──────── DATASET EXCERPT

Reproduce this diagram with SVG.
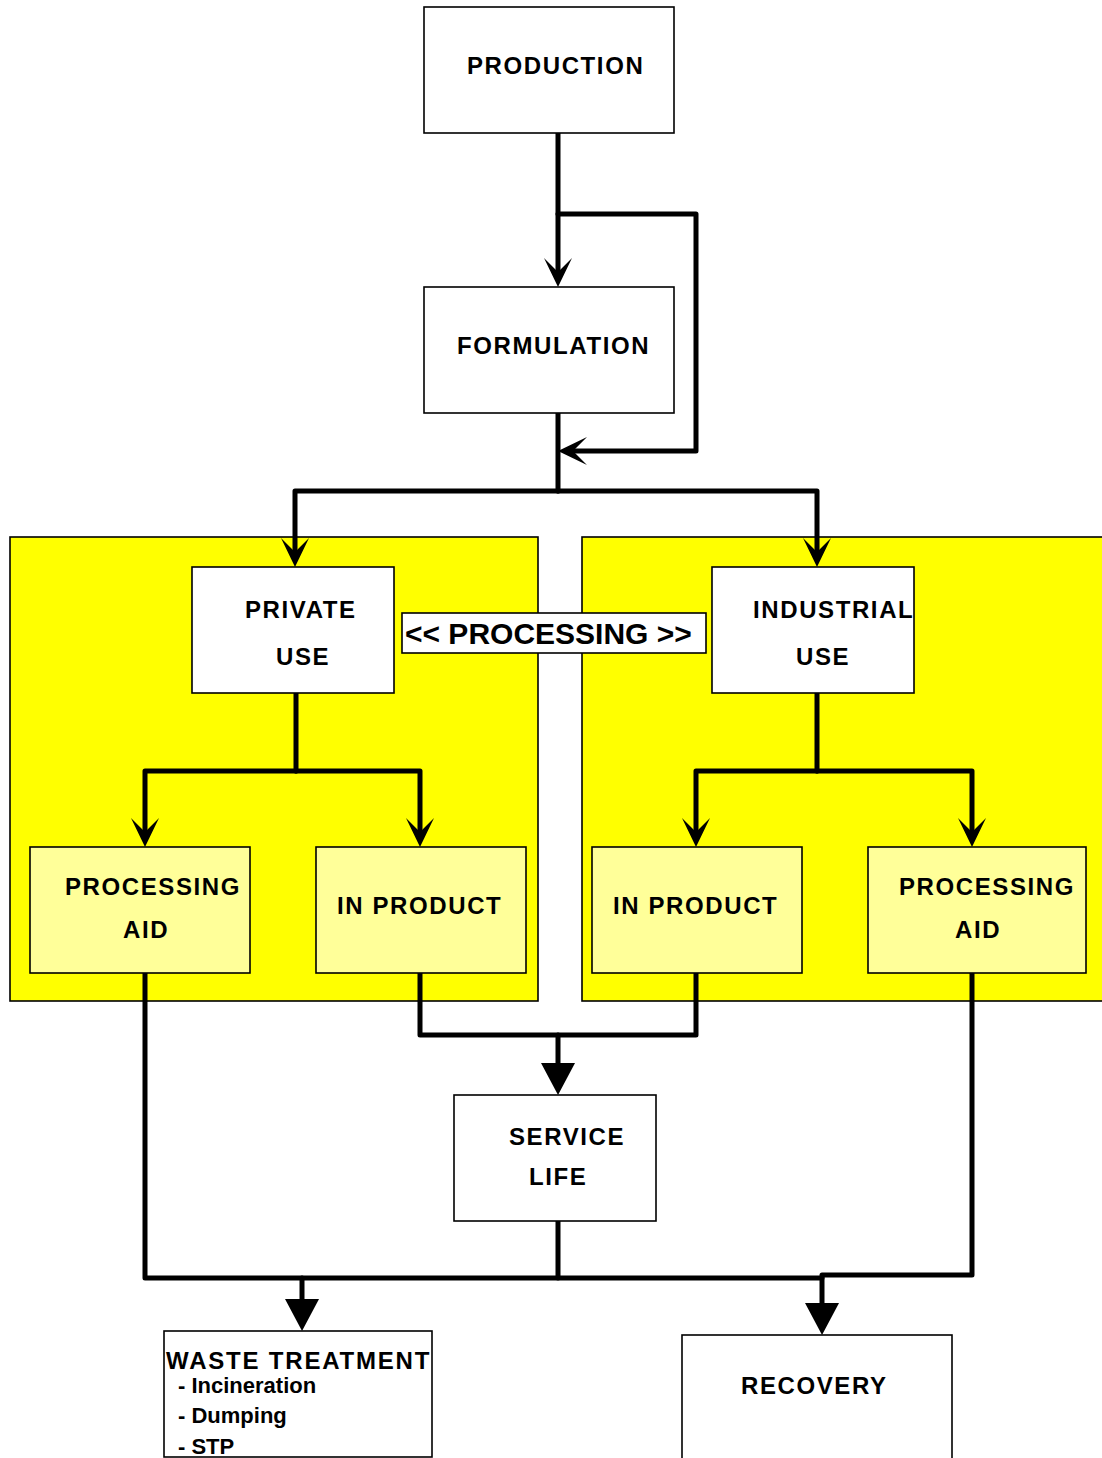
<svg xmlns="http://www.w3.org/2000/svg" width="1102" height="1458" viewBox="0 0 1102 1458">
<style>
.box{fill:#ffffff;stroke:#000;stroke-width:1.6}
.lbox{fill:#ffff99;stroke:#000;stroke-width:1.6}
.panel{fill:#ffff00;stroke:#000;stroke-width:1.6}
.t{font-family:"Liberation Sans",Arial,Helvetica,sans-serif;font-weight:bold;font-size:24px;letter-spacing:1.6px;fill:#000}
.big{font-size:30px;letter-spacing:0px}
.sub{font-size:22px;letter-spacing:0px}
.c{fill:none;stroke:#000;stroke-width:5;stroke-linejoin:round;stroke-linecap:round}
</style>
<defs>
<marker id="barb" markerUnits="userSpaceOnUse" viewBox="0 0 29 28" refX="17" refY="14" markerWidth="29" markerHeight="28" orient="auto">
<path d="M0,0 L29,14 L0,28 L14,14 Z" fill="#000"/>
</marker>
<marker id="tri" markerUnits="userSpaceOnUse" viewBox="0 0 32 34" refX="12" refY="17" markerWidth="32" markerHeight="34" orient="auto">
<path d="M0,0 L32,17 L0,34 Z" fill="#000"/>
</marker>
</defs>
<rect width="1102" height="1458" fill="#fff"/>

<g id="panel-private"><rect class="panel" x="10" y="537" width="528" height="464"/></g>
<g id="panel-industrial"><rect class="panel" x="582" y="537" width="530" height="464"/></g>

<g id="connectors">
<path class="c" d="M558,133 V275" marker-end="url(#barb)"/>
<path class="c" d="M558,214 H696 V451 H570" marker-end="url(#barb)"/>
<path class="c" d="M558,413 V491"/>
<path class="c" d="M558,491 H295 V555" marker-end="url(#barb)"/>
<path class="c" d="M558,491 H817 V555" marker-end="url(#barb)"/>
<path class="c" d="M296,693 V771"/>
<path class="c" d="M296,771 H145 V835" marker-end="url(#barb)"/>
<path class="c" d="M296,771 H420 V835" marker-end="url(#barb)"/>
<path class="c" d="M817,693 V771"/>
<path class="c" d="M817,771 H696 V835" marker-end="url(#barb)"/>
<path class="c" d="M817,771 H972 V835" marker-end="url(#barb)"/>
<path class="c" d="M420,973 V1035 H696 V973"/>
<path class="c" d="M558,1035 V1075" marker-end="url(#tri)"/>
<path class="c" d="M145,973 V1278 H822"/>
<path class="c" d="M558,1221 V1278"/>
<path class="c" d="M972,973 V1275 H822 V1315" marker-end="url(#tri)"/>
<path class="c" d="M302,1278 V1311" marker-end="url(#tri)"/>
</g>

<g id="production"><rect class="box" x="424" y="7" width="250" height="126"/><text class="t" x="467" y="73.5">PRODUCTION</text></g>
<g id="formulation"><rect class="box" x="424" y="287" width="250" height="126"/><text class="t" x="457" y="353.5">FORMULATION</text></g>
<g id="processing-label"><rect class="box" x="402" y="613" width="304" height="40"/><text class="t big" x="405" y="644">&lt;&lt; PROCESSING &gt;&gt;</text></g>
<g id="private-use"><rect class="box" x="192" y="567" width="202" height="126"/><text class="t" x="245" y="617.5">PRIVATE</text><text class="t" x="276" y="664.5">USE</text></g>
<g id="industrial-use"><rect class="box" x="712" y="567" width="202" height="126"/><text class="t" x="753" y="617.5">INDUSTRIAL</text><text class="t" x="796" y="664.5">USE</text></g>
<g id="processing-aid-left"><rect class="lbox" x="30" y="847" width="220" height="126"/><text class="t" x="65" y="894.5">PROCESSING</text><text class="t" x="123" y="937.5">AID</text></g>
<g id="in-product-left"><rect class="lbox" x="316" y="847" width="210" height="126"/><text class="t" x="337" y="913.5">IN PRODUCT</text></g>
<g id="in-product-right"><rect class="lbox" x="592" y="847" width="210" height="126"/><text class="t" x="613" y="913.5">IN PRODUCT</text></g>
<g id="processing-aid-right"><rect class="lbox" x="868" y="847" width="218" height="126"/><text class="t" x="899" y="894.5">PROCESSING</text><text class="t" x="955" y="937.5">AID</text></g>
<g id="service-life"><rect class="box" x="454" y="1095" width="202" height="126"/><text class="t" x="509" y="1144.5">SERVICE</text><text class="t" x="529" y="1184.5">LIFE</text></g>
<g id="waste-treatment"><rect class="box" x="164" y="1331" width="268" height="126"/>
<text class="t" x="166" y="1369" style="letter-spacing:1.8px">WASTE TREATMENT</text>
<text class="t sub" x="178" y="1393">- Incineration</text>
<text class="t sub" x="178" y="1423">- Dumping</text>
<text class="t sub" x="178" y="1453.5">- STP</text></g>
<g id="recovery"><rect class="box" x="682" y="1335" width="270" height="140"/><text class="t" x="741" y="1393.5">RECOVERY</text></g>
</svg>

────────────────

Write out every line above exactly as it is, leaving out the pictures.

Reproduce this diagram with SVG.
<svg xmlns="http://www.w3.org/2000/svg" width="1102" height="1458" viewBox="0 0 1102 1458">
<style>
.box{fill:#ffffff;stroke:#000;stroke-width:1.6}
.lbox{fill:#ffff99;stroke:#000;stroke-width:1.6}
.panel{fill:#ffff00;stroke:#000;stroke-width:1.6}
.t{font-family:"Liberation Sans",Arial,Helvetica,sans-serif;font-weight:bold;font-size:24px;letter-spacing:1.6px;fill:#000}
.big{font-size:30px;letter-spacing:0px}
.sub{font-size:22px;letter-spacing:0px}
.c{fill:none;stroke:#000;stroke-width:5;stroke-linejoin:round;stroke-linecap:round}
</style>
<defs>
<marker id="barb" markerUnits="userSpaceOnUse" viewBox="0 0 29 28" refX="17" refY="14" markerWidth="29" markerHeight="28" orient="auto">
<path d="M0,0 L29,14 L0,28 L14,14 Z" fill="#000"/>
</marker>
<marker id="tri" markerUnits="userSpaceOnUse" viewBox="0 0 32 34" refX="12" refY="17" markerWidth="32" markerHeight="34" orient="auto">
<path d="M0,0 L32,17 L0,34 Z" fill="#000"/>
</marker>
</defs>
<rect width="1102" height="1458" fill="#fff"/>

<g id="panel-private"><rect class="panel" x="10" y="537" width="528" height="464"/></g>
<g id="panel-industrial"><rect class="panel" x="582" y="537" width="530" height="464"/></g>

<g id="connectors">
<path class="c" d="M558,133 V275" marker-end="url(#barb)"/>
<path class="c" d="M558,214 H696 V451 H570" marker-end="url(#barb)"/>
<path class="c" d="M558,413 V491"/>
<path class="c" d="M558,491 H295 V555" marker-end="url(#barb)"/>
<path class="c" d="M558,491 H817 V555" marker-end="url(#barb)"/>
<path class="c" d="M296,693 V771"/>
<path class="c" d="M296,771 H145 V835" marker-end="url(#barb)"/>
<path class="c" d="M296,771 H420 V835" marker-end="url(#barb)"/>
<path class="c" d="M817,693 V771"/>
<path class="c" d="M817,771 H696 V835" marker-end="url(#barb)"/>
<path class="c" d="M817,771 H972 V835" marker-end="url(#barb)"/>
<path class="c" d="M420,973 V1035 H696 V973"/>
<path class="c" d="M558,1035 V1075" marker-end="url(#tri)"/>
<path class="c" d="M145,973 V1278 H822"/>
<path class="c" d="M558,1221 V1278"/>
<path class="c" d="M972,973 V1275 H822 V1315" marker-end="url(#tri)"/>
<path class="c" d="M302,1278 V1311" marker-end="url(#tri)"/>
</g>

<g id="production"><rect class="box" x="424" y="7" width="250" height="126"/><text class="t" x="467" y="73.5">PRODUCTION</text></g>
<g id="formulation"><rect class="box" x="424" y="287" width="250" height="126"/><text class="t" x="457" y="353.5">FORMULATION</text></g>
<g id="processing-label"><rect class="box" x="402" y="613" width="304" height="40"/><text class="t big" x="405" y="644">&lt;&lt; PROCESSING &gt;&gt;</text></g>
<g id="private-use"><rect class="box" x="192" y="567" width="202" height="126"/><text class="t" x="245" y="617.5">PRIVATE</text><text class="t" x="276" y="664.5">USE</text></g>
<g id="industrial-use"><rect class="box" x="712" y="567" width="202" height="126"/><text class="t" x="753" y="617.5">INDUSTRIAL</text><text class="t" x="796" y="664.5">USE</text></g>
<g id="processing-aid-left"><rect class="lbox" x="30" y="847" width="220" height="126"/><text class="t" x="65" y="894.5">PROCESSING</text><text class="t" x="123" y="937.5">AID</text></g>
<g id="in-product-left"><rect class="lbox" x="316" y="847" width="210" height="126"/><text class="t" x="337" y="913.5">IN PRODUCT</text></g>
<g id="in-product-right"><rect class="lbox" x="592" y="847" width="210" height="126"/><text class="t" x="613" y="913.5">IN PRODUCT</text></g>
<g id="processing-aid-right"><rect class="lbox" x="868" y="847" width="218" height="126"/><text class="t" x="899" y="894.5">PROCESSING</text><text class="t" x="955" y="937.5">AID</text></g>
<g id="service-life"><rect class="box" x="454" y="1095" width="202" height="126"/><text class="t" x="509" y="1144.5">SERVICE</text><text class="t" x="529" y="1184.5">LIFE</text></g>
<g id="waste-treatment"><rect class="box" x="164" y="1331" width="268" height="126"/>
<text class="t" x="166" y="1369" style="letter-spacing:1.8px">WASTE TREATMENT</text>
<text class="t sub" x="178" y="1393">- Incineration</text>
<text class="t sub" x="178" y="1423">- Dumping</text>
<text class="t sub" x="178" y="1453.5">- STP</text></g>
<g id="recovery"><rect class="box" x="682" y="1335" width="270" height="140"/><text class="t" x="741" y="1393.5">RECOVERY</text></g>
</svg>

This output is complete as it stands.